Easter roast lamb is a tradition in many homes, so give it the Michel Roux Jr treatment and make it really special.
By Michel Roux Jr.
From Good Food Friday with Michel Roux Jr and Olly Smith
2kg/4lb 8oz leg of lamb on the bone
6 garlic cloves, quartered
8 anchovies, halved
salt and freshly ground black pepper
1 tsp olive oil
2 onions, roughly chopped
3 carrots, roughly chopped
4 sticks celery, roughly chopped
1 bay leaf
200ml/7fl oz white wine
500ml/18fl oz lamb or chicken stock
1 tbsp mint-flavoured vinegar
½ bunch chopped mint
Preheat the oven to 210C/190C Fan/Gas 6.
Make small incisions all over the lamb and stud each with a piece of garlic or anchovy. Season the leg well with salt and freshly ground black pepper.

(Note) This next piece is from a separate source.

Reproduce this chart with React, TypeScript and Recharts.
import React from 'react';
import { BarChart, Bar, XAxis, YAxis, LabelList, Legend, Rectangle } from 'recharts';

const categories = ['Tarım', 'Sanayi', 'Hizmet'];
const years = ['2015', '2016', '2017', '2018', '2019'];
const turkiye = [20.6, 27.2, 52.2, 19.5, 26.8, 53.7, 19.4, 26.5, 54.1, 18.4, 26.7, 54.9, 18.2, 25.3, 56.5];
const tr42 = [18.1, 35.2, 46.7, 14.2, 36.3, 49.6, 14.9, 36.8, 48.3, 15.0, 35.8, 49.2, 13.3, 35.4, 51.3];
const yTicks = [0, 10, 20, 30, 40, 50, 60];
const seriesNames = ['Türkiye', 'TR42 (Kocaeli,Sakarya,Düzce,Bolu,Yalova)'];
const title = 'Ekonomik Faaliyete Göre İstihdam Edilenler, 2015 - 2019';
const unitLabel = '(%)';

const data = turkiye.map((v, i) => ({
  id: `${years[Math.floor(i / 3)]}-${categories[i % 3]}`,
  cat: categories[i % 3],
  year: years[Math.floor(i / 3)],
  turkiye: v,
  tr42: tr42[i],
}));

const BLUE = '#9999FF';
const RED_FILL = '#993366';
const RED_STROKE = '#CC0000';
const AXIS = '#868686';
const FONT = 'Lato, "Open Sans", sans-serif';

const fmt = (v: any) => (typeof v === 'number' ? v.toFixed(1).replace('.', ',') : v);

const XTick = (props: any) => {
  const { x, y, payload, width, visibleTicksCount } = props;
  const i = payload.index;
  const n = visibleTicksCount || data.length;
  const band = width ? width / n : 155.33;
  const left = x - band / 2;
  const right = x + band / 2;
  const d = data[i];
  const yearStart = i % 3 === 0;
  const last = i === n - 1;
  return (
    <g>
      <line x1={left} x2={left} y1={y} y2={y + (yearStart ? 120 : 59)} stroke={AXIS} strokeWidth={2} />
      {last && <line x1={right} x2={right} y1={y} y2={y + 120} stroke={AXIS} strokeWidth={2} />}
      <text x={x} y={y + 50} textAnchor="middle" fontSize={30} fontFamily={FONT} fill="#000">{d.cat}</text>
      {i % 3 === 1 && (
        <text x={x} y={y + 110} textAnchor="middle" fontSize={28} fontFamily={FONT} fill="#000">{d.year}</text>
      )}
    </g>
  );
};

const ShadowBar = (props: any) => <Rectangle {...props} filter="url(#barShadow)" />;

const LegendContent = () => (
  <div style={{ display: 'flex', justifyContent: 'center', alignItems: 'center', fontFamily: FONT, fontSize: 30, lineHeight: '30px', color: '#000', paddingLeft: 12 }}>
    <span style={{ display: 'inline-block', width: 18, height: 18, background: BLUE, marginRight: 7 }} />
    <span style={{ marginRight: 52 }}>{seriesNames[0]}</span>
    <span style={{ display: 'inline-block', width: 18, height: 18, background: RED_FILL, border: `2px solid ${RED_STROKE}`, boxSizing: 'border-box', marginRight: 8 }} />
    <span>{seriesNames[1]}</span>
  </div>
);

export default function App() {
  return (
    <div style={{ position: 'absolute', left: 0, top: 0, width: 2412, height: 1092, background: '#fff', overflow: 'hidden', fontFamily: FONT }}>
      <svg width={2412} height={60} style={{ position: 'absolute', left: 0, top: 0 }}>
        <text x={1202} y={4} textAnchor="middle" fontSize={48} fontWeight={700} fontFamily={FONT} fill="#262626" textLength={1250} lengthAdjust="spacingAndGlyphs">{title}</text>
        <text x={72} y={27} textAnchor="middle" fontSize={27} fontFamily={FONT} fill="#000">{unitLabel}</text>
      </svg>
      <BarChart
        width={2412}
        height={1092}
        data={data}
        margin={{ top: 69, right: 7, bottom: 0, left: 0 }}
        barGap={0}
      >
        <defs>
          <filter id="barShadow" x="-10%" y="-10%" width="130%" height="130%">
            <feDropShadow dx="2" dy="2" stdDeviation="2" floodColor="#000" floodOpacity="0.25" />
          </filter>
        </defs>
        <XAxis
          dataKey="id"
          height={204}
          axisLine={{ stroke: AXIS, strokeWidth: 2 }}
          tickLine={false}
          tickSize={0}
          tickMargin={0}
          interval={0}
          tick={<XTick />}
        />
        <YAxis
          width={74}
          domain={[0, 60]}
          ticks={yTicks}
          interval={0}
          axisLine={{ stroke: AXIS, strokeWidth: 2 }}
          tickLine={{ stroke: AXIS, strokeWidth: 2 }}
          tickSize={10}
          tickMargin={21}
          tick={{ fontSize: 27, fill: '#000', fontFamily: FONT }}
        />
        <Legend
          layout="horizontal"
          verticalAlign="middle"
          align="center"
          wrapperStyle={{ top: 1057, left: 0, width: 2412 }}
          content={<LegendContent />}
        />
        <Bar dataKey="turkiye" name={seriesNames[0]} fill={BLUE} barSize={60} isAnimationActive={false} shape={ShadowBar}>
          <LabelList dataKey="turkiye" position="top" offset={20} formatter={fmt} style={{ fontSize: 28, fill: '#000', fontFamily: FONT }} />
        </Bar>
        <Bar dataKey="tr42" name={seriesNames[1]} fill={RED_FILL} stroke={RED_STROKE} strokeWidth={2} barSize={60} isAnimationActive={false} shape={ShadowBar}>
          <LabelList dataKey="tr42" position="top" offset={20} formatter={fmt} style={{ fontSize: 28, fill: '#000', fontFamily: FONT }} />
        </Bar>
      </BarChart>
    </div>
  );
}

Heat a large pan over a high heat, add 1 tsp olive oil and fry the leg of lamb until browned all over.
Put the chopped onions, carrots, celery, bay leaf and thyme into a roasting tray. Place the browned lamb on top.
Deglaze the pan in which the lamb was cooked with a splash of water, scraping up all the browned bits, and pour in the roasting tray. Roast in the oven for about an hour (the internal temperature will be 55C for rare and 60-65 for medium).

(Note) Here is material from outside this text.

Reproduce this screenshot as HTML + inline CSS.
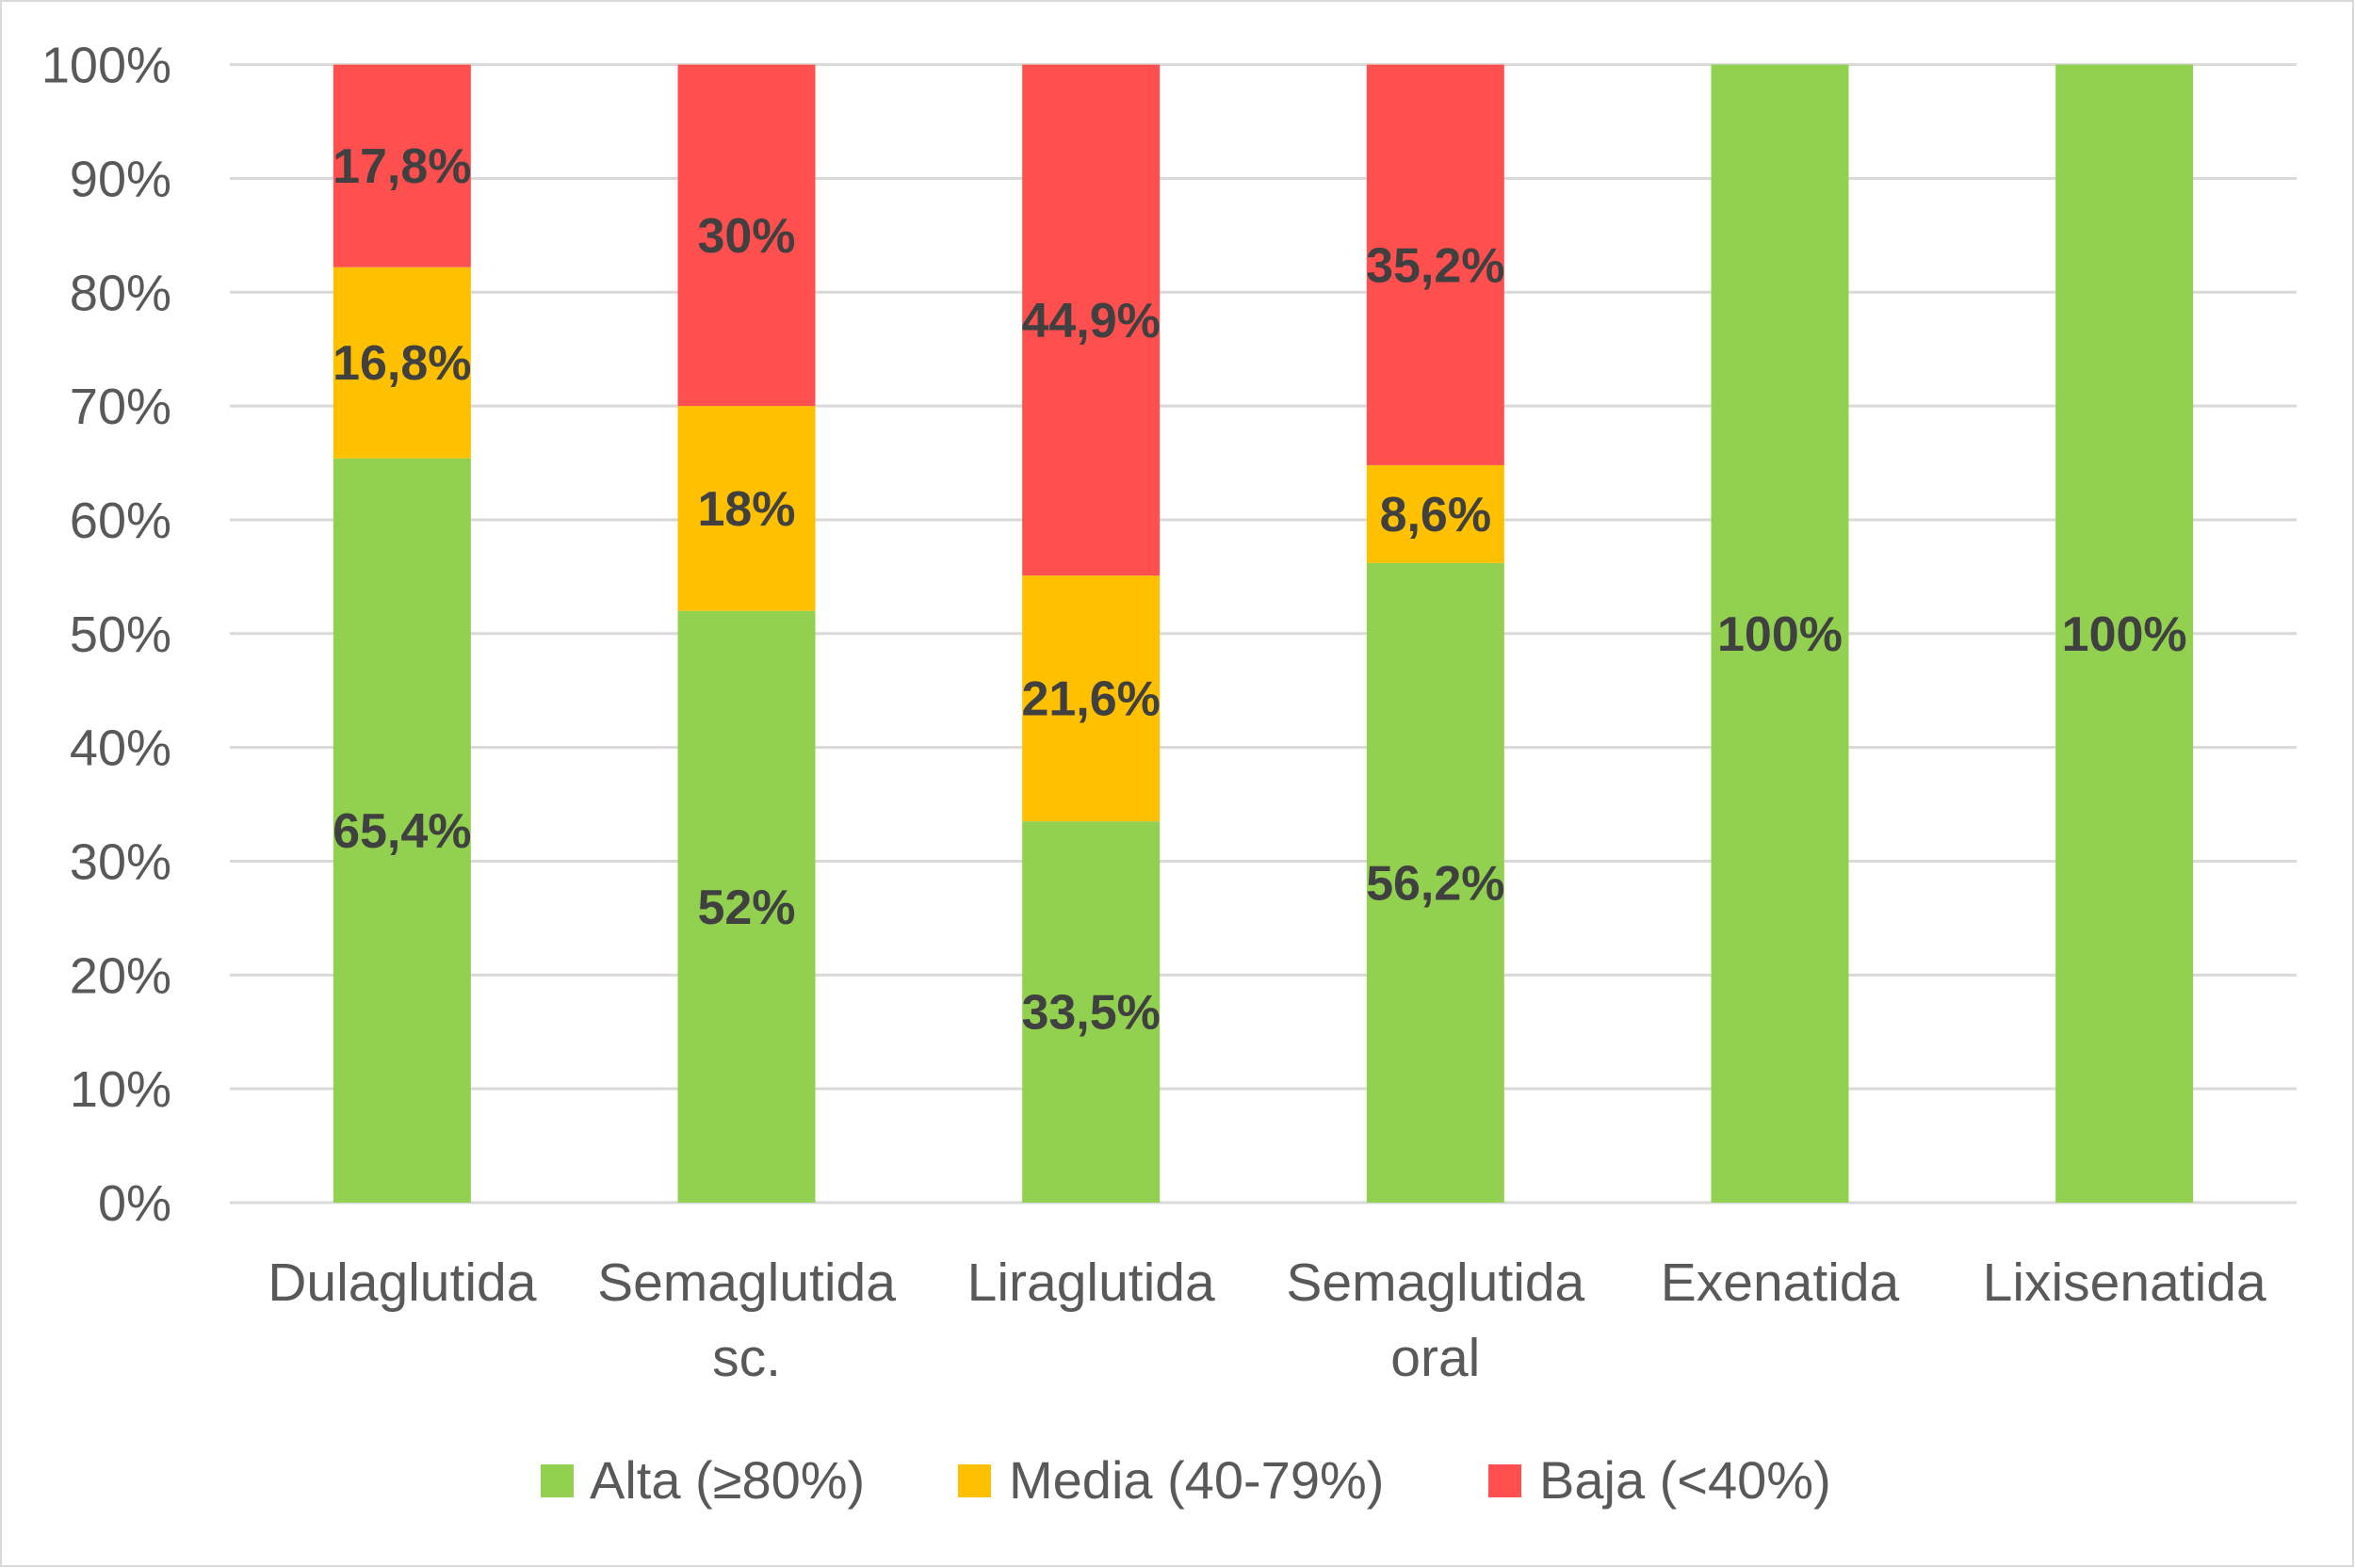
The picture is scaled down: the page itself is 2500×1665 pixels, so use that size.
<!DOCTYPE html>
<html><head><meta charset="utf-8"><style>
body{margin:0;background:#fff}
svg{display:block;font-family:"Liberation Sans",sans-serif}
</style></head><body>
<svg id="chart" width="2500" height="1665" viewBox="0 0 2500 1665">
<rect x="1" y="1" width="2497" height="1662" fill="#fff" stroke="#d9d9d9" stroke-width="2"/>
<g id="grid"></g><g id="bars"></g><g id="labels"></g>
<g font-size="56" fill="#595959">
<rect x="574" y="1555" width="35" height="35" fill="#92D050"/>
<text x="626" y="1591">Alta (≥80%)</text>
<rect x="1017" y="1555" width="35" height="35" fill="#FFC000"/>
<text x="1071" y="1591">Media (40-79%)</text>
<rect x="1580" y="1555" width="35" height="35" fill="#FF4F4F"/>
<text x="1634" y="1591">Baja (&lt;40%)</text>
</g>
</svg>
<script>
const categories=[["Dulaglutida"],["Semaglutida","sc."],["Liraglutida"],["Semaglutida","oral"],["Exenatida"],["Lixisenatida"]];
const alta=[65.4,52,33.5,56.2,100,100];
const media=[16.8,18,21.6,8.6,0,0];
const baja=[17.8,30,44.9,35.2,0,0];
const altaLabels=["65,4%","52%","33,5%","56,2%","100%","100%"];
const mediaLabels=["16,8%","18%","21,6%","8,6%","",""];
const bajaLabels=["17,8%","30%","44,9%","35,2%","",""];
const ticks=[0,10,20,30,40,50,60,70,80,90,100];
const NS="http://www.w3.org/2000/svg";
const x0=244,x1=2438,yTop=68.6,yBot=1277;
const y=v=>yBot-(yBot-yTop)*v/100;
const step=(x1-x0)/categories.length;
const cx=i=>x0+step*(i+0.5);
const bw=146;
function mk(t,a,p){const e=document.createElementNS(NS,t);for(const k in a)e.setAttribute(k,a[k]);p.appendChild(e);return e;}
const grid=document.getElementById('grid'),bars=document.getElementById('bars'),labels=document.getElementById('labels');
ticks.forEach(t=>{
 const l=mk('line',{x1:x0,x2:x1,y1:y(t),y2:y(t),stroke:'#d9d9d9','stroke-width':3},grid);
 
 
 const tx=mk('text',{x:182,y:y(t)+19,'text-anchor':'end','font-size':54,fill:'#595959'},grid);
 tx.textContent=t+'%';
 
 
});
const series=[[alta,'#92D050',altaLabels,'alta'],[media,'#FFC000',mediaLabels,'media'],[baja,'#FF4F4F',bajaLabels,'baja']];
categories.forEach((c,i)=>{
 let base=0;
 series.forEach(([vals,col,lab,nm])=>{
  const v=vals[i];
  if(v>0){
   const r=mk('rect',{x:cx(i)-bw/2,y:y(base+v),width:bw,height:y(base)-y(base+v),fill:col},bars);
   
   
   if(lab[i]){
    const t=mk('text',{x:cx(i),y:y(base+v/2)+18,'text-anchor':'middle','font-size':52,'font-weight':'bold',fill:'#404040'},labels);
    t.textContent=lab[i];
    
    
   }
  }
  base+=v;
 });
 c.forEach((line,j)=>{
  const t=mk('text',{x:cx(i),y:1381+j*80,'text-anchor':'middle','font-size':57,fill:'#595959'},labels);
  t.textContent=line;
  
  
 });
});
</script>
</body></html>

When cooked to your liking, remove the lamb from the oven, cover with foil and set aside in a warm place.
Place the roasting tray on the hob and heat until the juices are bubbling or the pan is hot. Add the white wine and simmer until the volume of the liquid is reduced by two-thirds. Add the stock simmer until reduced by half.
Strain the sauce through a sieve into a clean pan. Add the mint vinegar and whisk in the butter until it is completely melted and the sauce is velvety. Finish with chopped mint. Transfer to a warmed jug to serve.
Carve the lamb into slices, and serve with roast potatoes and seasonal vegetables.